• **TASK TO COMPLETE**
For this exercise, copy out each line of the material below that includes "with".

[Code that draws figures]
:::

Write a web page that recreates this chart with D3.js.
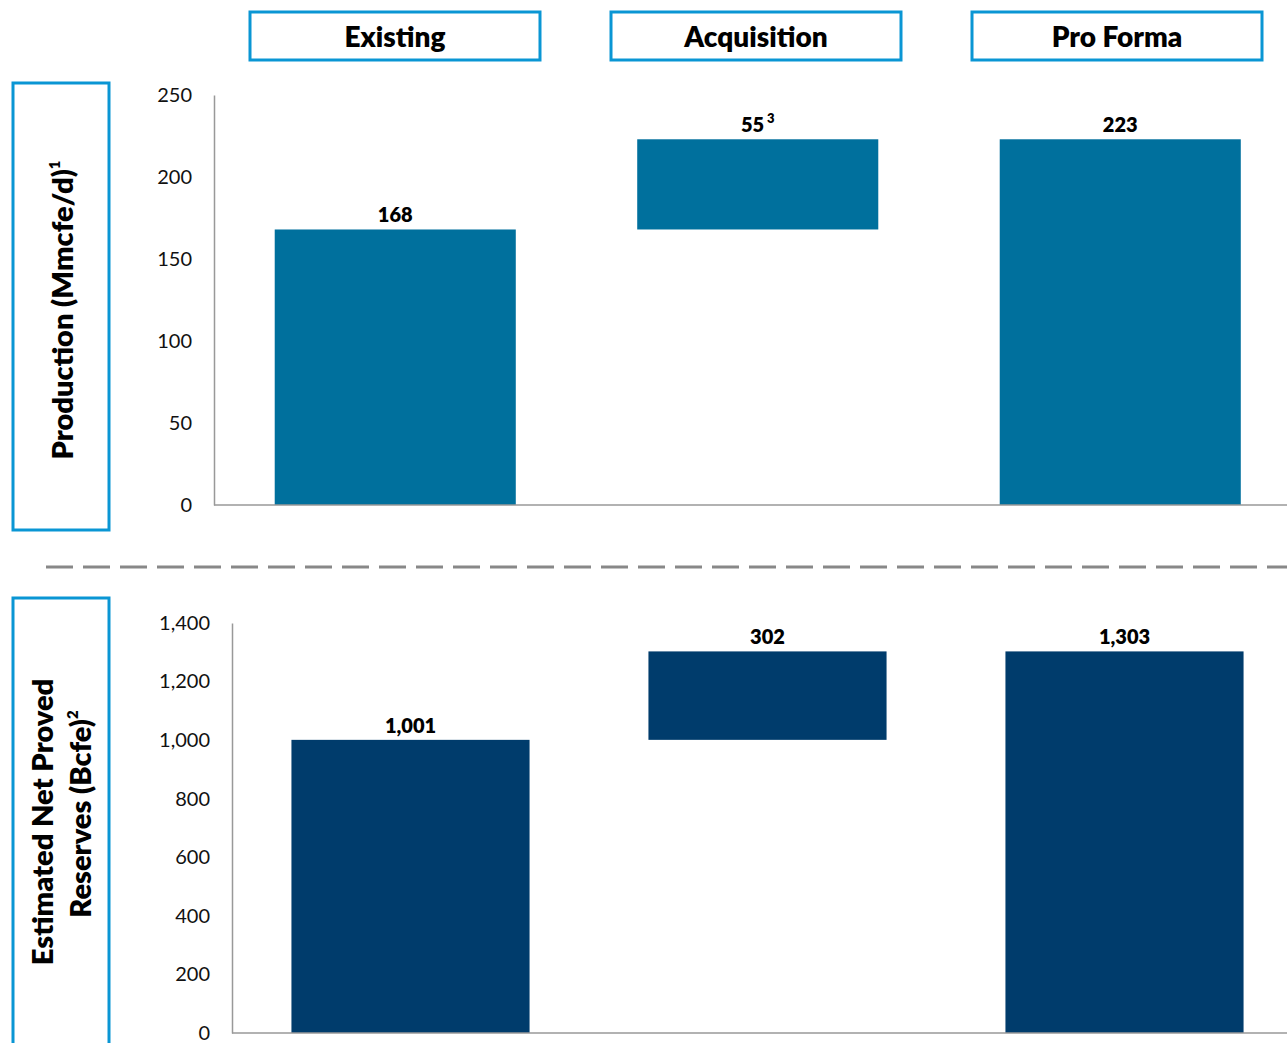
<!DOCTYPE html>
<html><head><meta charset="utf-8">
<script src="https://cdn.jsdelivr.net/npm/d3@7"></script>
<style>body{margin:0;background:#fff;}svg{display:block;font-family:Lato,"Open Sans",sans-serif;}</style>
</head><body>
<svg id="c" width="1287" height="1043"></svg>
<script>
const categories = ["Existing", "Acquisition", "Pro Forma"];
const productionStart = [0, 168, 0];
const productionEnd = [168, 223, 223];
const productionLabels = ["168", "55", "223"];
const productionSup = ["", "3", ""];
const productionTicks = [0, 50, 100, 150, 200, 250];
const reservesStart = [0, 1001, 0];
const reservesEnd = [1001, 1303, 1303];
const reservesLabels = ["1,001", "302", "1,303"];
const reservesTicks = [0, 200, 400, 600, 800, 1000, 1200, 1400];

const svg = d3.select("#c");
const headerBlue = "#0a96d4";

// header boxes
const hx = d3.scaleBand().domain(categories).range([250, 1262]).paddingInner(0.1967).paddingOuter(0);
categories.forEach(c => {
  const x0 = hx(c), w = hx.bandwidth();
  svg.append("rect").attr("x", x0).attr("y", 12).attr("width", w).attr("height", 48)
    .attr("fill", "#fff").attr("stroke", headerBlue).attr("stroke-width", 3);
  svg.append("text").attr("x", x0 + w/2).attr("y", 47).attr("text-anchor", "middle")
    .attr("font-size", 28).attr("font-weight", 800).attr("fill", "#000").text(c);
});

function panel(opt) {
  const g = svg.append("g");
  const x = d3.scaleBand().domain(categories).range([opt.left, opt.left + opt.step*3]).paddingInner(opt.pad).paddingOuter(opt.pad/2);
  const y = d3.scaleLinear().domain([0, opt.max]).range([opt.bottom, opt.top]);
  // bars
  g.selectAll("rect.bar").data(categories).enter().append("rect")
    .attr("x", d => x(d)).attr("width", x.bandwidth())
    .attr("y", (d,i) => y(opt.end[i]))
    .attr("height", (d,i) => y(opt.start[i]) - y(opt.end[i]))
    .attr("fill", opt.color);
  // axis
  const ax = d3.axisLeft(y).tickValues(opt.ticks).tickSize(0).tickPadding(opt.tickPad).tickFormat(d3.format(","));
  const ag = g.append("g").attr("transform", `translate(${opt.left},0)`).call(ax);
  ag.select(".domain").attr("stroke", "#999").attr("stroke-width", 1.5);
  ag.selectAll("text").attr("font-size", 20).attr("fill", "#111").attr("font-family", "Lato,'Open Sans',sans-serif");
  g.append("line").attr("x1", opt.left).attr("x2", 1287).attr("y1", opt.bottom).attr("y2", opt.bottom)
    .attr("stroke", "#999").attr("stroke-width", 1.5);
  // labels
  categories.forEach((c, i) => {
    const t = g.append("text").attr("x", x(c) + x.bandwidth()/2).attr("y", y(opt.end[i]) - 7)
      .attr("text-anchor", "middle").attr("font-size", 20).attr("font-weight", 800).attr("fill", "#000")
      .text(opt.labels[i]);
    if (opt.sup && opt.sup[i]) {
      t.append("tspan").attr("font-size", 13).attr("dy", -9).attr("dx", 3).text(opt.sup[i]);
    }
  });
}

panel({left: 214, step: 362.5, pad: 0.335, top: 95, bottom: 505, max: 250, color: "#00709d",
  start: productionStart, end: productionEnd, labels: productionLabels, sup: productionSup, ticks: productionTicks, tickPad: 22});
panel({left: 232, step: 357, pad: 0.333, top: 623, bottom: 1033, max: 1400, color: "#003c6c",
  start: reservesStart, end: reservesEnd, labels: reservesLabels, ticks: reservesTicks, tickPad: 22});

// dashed separator
svg.append("line").attr("x1", 46).attr("x2", 1287).attr("y1", 567).attr("y2", 567)
  .attr("stroke", "#888").attr("stroke-width", 3).attr("stroke-dasharray", "27,10");

// left label boxes
svg.append("rect").attr("x", 13).attr("y", 83).attr("width", 96).attr("height", 447)
  .attr("fill", "none").attr("stroke", headerBlue).attr("stroke-width", 3);
const t1 = svg.append("text").attr("transform", "translate(73,310) rotate(-90)")
  .attr("text-anchor", "middle").attr("font-size", 29).attr("font-weight", 800).attr("fill", "#000")
  .text("Production (Mmcfe/d)");
t1.append("tspan").attr("font-size", 15).attr("dy", -13).text("1");

svg.append("rect").attr("x", 13).attr("y", 598).attr("width", 96).attr("height", 460)
  .attr("fill", "none").attr("stroke", headerBlue).attr("stroke-width", 3);
svg.append("text").attr("transform", "translate(53,822) rotate(-90)")
  .attr("text-anchor", "middle").attr("font-size", 29).attr("font-weight", 800).attr("fill", "#000")
  .text("Estimated Net Proved");
const t2 = svg.append("text").attr("transform", "translate(91,814) rotate(-90)")
  .attr("text-anchor", "middle").attr("font-size", 29).attr("font-weight", 800).attr("fill", "#000")
  .text("Reserves (Bcfe)");
t2.append("tspan").attr("font-size", 15).attr("dy", -13).text("2");
</script>
</body></html>
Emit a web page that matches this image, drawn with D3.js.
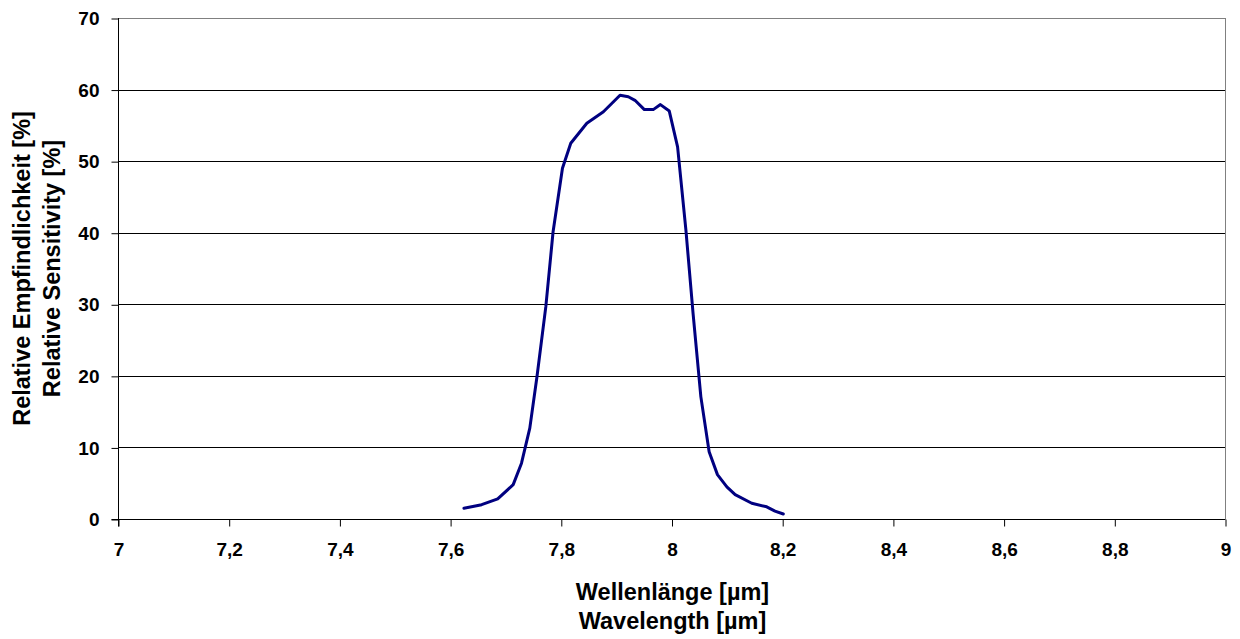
<!DOCTYPE html>
<html>
<head>
<meta charset="utf-8">
<script src="https://cdn.jsdelivr.net/npm/d3@7"></script>
<style>
  html, body { margin: 0; padding: 0; background: #fff; }
  svg { display: block; font-family: "Liberation Sans", Arial, sans-serif; font-weight: bold; }
</style>
</head>
<body>
<svg id="chart" width="1240" height="639"></svg>
<script>
// Spectral response of the filter
const wavelength = [7.625, 7.657, 7.686, 7.714, 7.729, 7.744, 7.757, 7.773, 7.786, 7.803, 7.818,
  7.847, 7.877, 7.907, 7.922, 7.934, 7.951, 7.967, 7.980, 7.996, 8.011, 8.026, 8.039, 8.053,
  8.068, 8.083, 8.100, 8.115, 8.145, 8.172, 8.187, 8.202];
const sensitivity = [1.5, 2.0, 2.8, 4.8, 7.8, 12.7, 19.9, 29.7, 40.1, 49.0, 52.5,
  55.3, 56.9, 59.2, 59.0, 58.5, 57.2, 57.2, 57.9, 57.0, 52.0, 40.4, 28.7, 17.1,
  9.4, 6.2, 4.5, 3.4, 2.2, 1.7, 1.1, 0.7];

const xTicks = [7, 7.2, 7.4, 7.6, 7.8, 8, 8.2, 8.4, 8.6, 8.8, 9];
const yTicks = [0, 10, 20, 30, 40, 50, 60, 70];
const xTitle = ["Wellenlänge [µm]", "Wavelength [µm]"];
const yTitle = ["Relative Empfindlichkeit [%]", "Relative Sensitivity [%]"];

const svg = d3.select("#chart");
const plot = { left: 118, right: 1225, top: 18, bottom: 519 };

const x = d3.scaleLinear().domain([7, 9]).range([plot.left, plot.right]);
const y = d3.scaleLinear().domain([0, 70]).range([plot.bottom, plot.top]);
const fmt = d => String(d).replace(".", ",");
const font = "Liberation Sans, Arial, sans-serif";

// horizontal gridlines
svg.append("g")
  .selectAll("line")
  .data(yTicks.filter(d => d > 0))
  .join("line")
  .attr("x1", plot.left).attr("x2", plot.right)
  .attr("y1", d => Math.round(y(d)) + 0.5).attr("y2", d => Math.round(y(d)) + 0.5)
  .attr("stroke", d => d === 70 ? "#808080" : "#000")
  .attr("stroke-width", 1);

// right border
svg.append("line")
  .attr("x1", plot.right + 0.5).attr("x2", plot.right + 0.5)
  .attr("y1", plot.top).attr("y2", plot.bottom)
  .attr("stroke", "#808080");

// y axis
const yAxis = svg.append("g")
  .attr("transform", `translate(${plot.left + 0.5},0.5)`)
  .call(d3.axisLeft(y).tickValues(yTicks).tickSize(7).tickPadding(12).tickFormat(fmt));
yAxis.selectAll("text").attr("font-size", 19).attr("font-family", font).attr("font-weight", "bold").attr("fill", "#000");
yAxis.selectAll("line, path").attr("stroke", "#000");
yAxis.select("path").attr("d", `M0,${plot.top - 0.5}V${plot.bottom + 7}`);

// x axis
const xAxis = svg.append("g")
  .attr("transform", `translate(0.5,${plot.bottom + 0.5})`)
  .call(d3.axisBottom(x).tickValues(xTicks).tickSize(7).tickFormat(fmt));
xAxis.selectAll("text")
  .attr("y", 36).attr("dy", 0)
  .attr("font-size", 19).attr("font-family", font).attr("font-weight", "bold").attr("fill", "#000");
xAxis.selectAll("line, path").attr("stroke", "#000");
xAxis.select("path").attr("d", `M${plot.left - 7},0H${plot.right}`);

// response curve
svg.append("path")
  .datum(wavelength.map((w, i) => [w, sensitivity[i]]))
  .attr("fill", "none")
  .attr("stroke", "#000080")
  .attr("stroke-width", 3)
  .attr("stroke-linejoin", "round")
  .attr("stroke-linecap", "round")
  .attr("d", d3.line().x(d => x(d[0])).y(d => y(d[1])));

// axis titles
svg.append("g").selectAll("text")
  .data(xTitle)
  .join("text")
  .attr("x", (plot.left + plot.right) / 2 + 1)
  .attr("y", (d, i) => 600 + i * 29)
  .attr("text-anchor", "middle")
  .attr("font-size", 23.5)
  .text(d => d);

svg.append("g")
  .attr("transform", `translate(0,${(plot.top + plot.bottom) / 2})`)
  .selectAll("text")
  .data(yTitle)
  .join("text")
  .attr("transform", (d, i) => `translate(${30 + i * 30},0) rotate(-90)`)
  .attr("text-anchor", "middle")
  .attr("font-size", 23.5)
  .text(d => d);
</script>
</body>
</html>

:::

• **TASK OUTPUT**
Write a web page that recreates this chart with D3.js.
Emit a web page that matches this image, drawn with D3.js.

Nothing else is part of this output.